Agent foundations
Between humans and machines
2025-08-05 — 2025-09-27
Wherein a formal goal is examined, and a counterfactual question‑answer scheme called QACI is described, whereby information blobs are located and rewritten across possible computational worlds and scored.
Agent foundations is the branch of AI alignment that tries to answer: if we were to build a superintelligent system from scratch, what clean, mathematical objective could we give it so that it robustly does what we want, even if we cannot understand the system ourselves? Unlike interpretability (which inspects black-box models) or preference learning (which tries to extract human values), agent foundations is about first principles: designing an agent that’s “aligned by construction.”
So what might this look like formalised?
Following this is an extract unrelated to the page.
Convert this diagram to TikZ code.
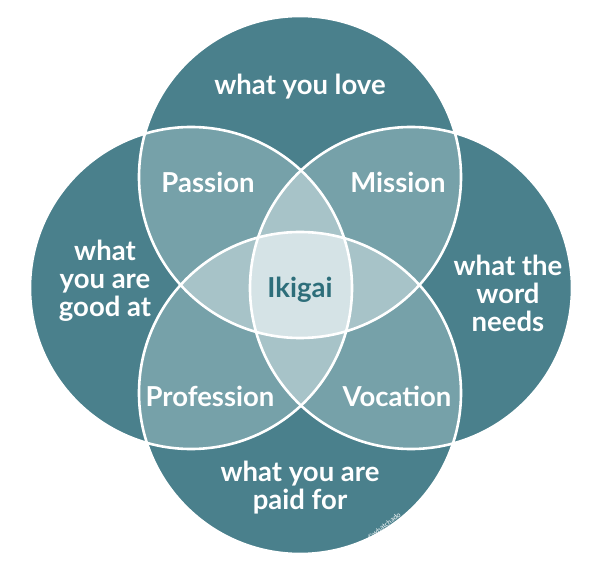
\documentclass[tikz,border=0pt]{standalone}
\usepackage{fontspec}
\setmainfont{Lato}
\usepackage{tikz}
\usetikzlibrary{positioning}
\definecolor{tealdark}{RGB}{74,128,140}
\definecolor{tealmid}{RGB}{118,161,169}
\definecolor{teallight}{RGB}{167,195,200}
\definecolor{tealpale}{RGB}{213,227,230}
\definecolor{tealtext}{RGB}{45,110,122}
\newcommand{\ringr}{161pt}

\begin{document}
\begin{tikzpicture}[x=1pt,y=-1pt,
    ring/.style={draw=white,line width=2.6pt},
    lbl/.style={text=white,align=center,inner sep=0pt,
      font=\fontsize{27.5}{28}\selectfont\bfseries},
    core/.style={lbl,text=tealtext},
    creditlbl/.style={text=white,inner sep=0pt,font=\fontsize{7}{8}\selectfont,rotate=38}
  ]
    \useasboundingbox (0,0) rectangle (600,577);
    \coordinate (love) at (300,177);
    \coordinate (good) at (191,288);
    \coordinate (world) at (411,288);
    \coordinate (paid) at (300,393);
    % base circles
    \foreach \c in {love,good,world,paid}
      \fill[tealdark] (\c) circle[radius=\ringr];
    % two-way overlaps
    \foreach \a/\b in {love/good,love/world,paid/good,paid/world}{
      \begin{scope}
        \clip (\a) circle[radius=\ringr];
        \fill[tealmid] (\b) circle[radius=\ringr];
      \end{scope}}
    % three-way overlaps
    \foreach \a/\b in {love/paid,good/world}{
      \begin{scope}
        \clip (\a) circle[radius=\ringr];
        \fill[teallight] (\b) circle[radius=\ringr];
      \end{scope}}
    % centre
    \begin{scope}
      \clip (love) circle[radius=\ringr];
      \clip (paid) circle[radius=\ringr];
      \clip (good) circle[radius=\ringr];
      \fill[tealpale] (world) circle[radius=\ringr];
    \end{scope}
    \foreach \c in {love,good,world,paid}
      \draw[ring] (\c) circle[radius=\ringr];
    % labels
    \node[lbl] (lovetxt) at (300,87) {what you love};
    \node[lbl] (passion) at (208,182) {Passion};
    \node[lbl] (mission) at (398,182) {Mission};
    \node[lbl] (goodtxt) at (105,281) {what\\you are\\good at};
    \node[lbl] (worldtxt) at (508,293) {what the\\word\\needs};
    \node[core] (ikigai) at (300,290) {Ikigai};
    \node[lbl] (profession) at (210,396) {Profession};
    \node[lbl] (vocation) at (397,396) {Vocation};
    \node[lbl] (paidtxt) at (300,488) {what you are\\paid for};
    \node[creditlbl] (credit) at (384,526) {©whatchado};
  \end{tikzpicture}
\end{document}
The central idea is to create a “formal goal” that is entirely made of math—not of human words with underspecified meaning.
There seem to be a few speculative proposals in this space, including QACI, indirect normativity and utility indifference — These are representative of the kind of formalism agent foundations explores.
1 QACI: Question-Answer Counterfactual Interval
One speculative proposal in the agent-foundations space is QACI, the “question-answer counterfactual interval”. It is not the whole of agent foundations — just one of the weirder and more formalized sketches of what a “clean mathematical goal” might look like.
Very roughly: QACI tries to give an agent a way of scoring its actions by asking counterfactual questions. The picture is: if I acted one way rather than another, how would the answer to a particular well-posed question about the world come out differently? The hope is that if we can ground goals in question-answer pairs, and measure how much the agent’s action shifts those answers across counterfactual worlds, we get something precise enough to avoid ontology trouble and maybe even Goodharting.
Here are the core ingredients, as I understand them:
- Counterfactuals — The system doesn’t just evaluate the actual world, but counterfactual ones: “what if this string of data were replaced with that one?”
- Blob location — The zany part. This is about locating a bitstring (the “blob”) across possible computational universes. We define functions that pick out the blob from different states, and functions that rewrite the blob to see what happens under perturbation.
- Ontological robustness — The value proposition. Instead of pointing at “chairs” or “trees” (which depend on messy, shifting ontologies), the system points at raw information. That should, in theory, let the system survive when its ontology of the world gets rebuilt at higher levels of intelligence.
The promise is attractive, I guess: give the AI a mathematically exact target that refers only to information and counterfactual dependence, and maybe we get behaviour that’s safe and robust.
AFAICT QACI remains speculative and hard to parse. There are a lot of axioms to buy into to make it look even remotely feasible. It’s not obvious how to connect “blobs” to real-world referents, or why this formulation really sidesteps Goodhart’s Law. Even insiders hedge on whether it’s the right line to pursue. Still, it illustrates the flavour of what agent-foundations research is trying to do: carve a trustworthy goal into the inviolable substrate of mathematics so that even a superintelligence could be trusted to pursue it.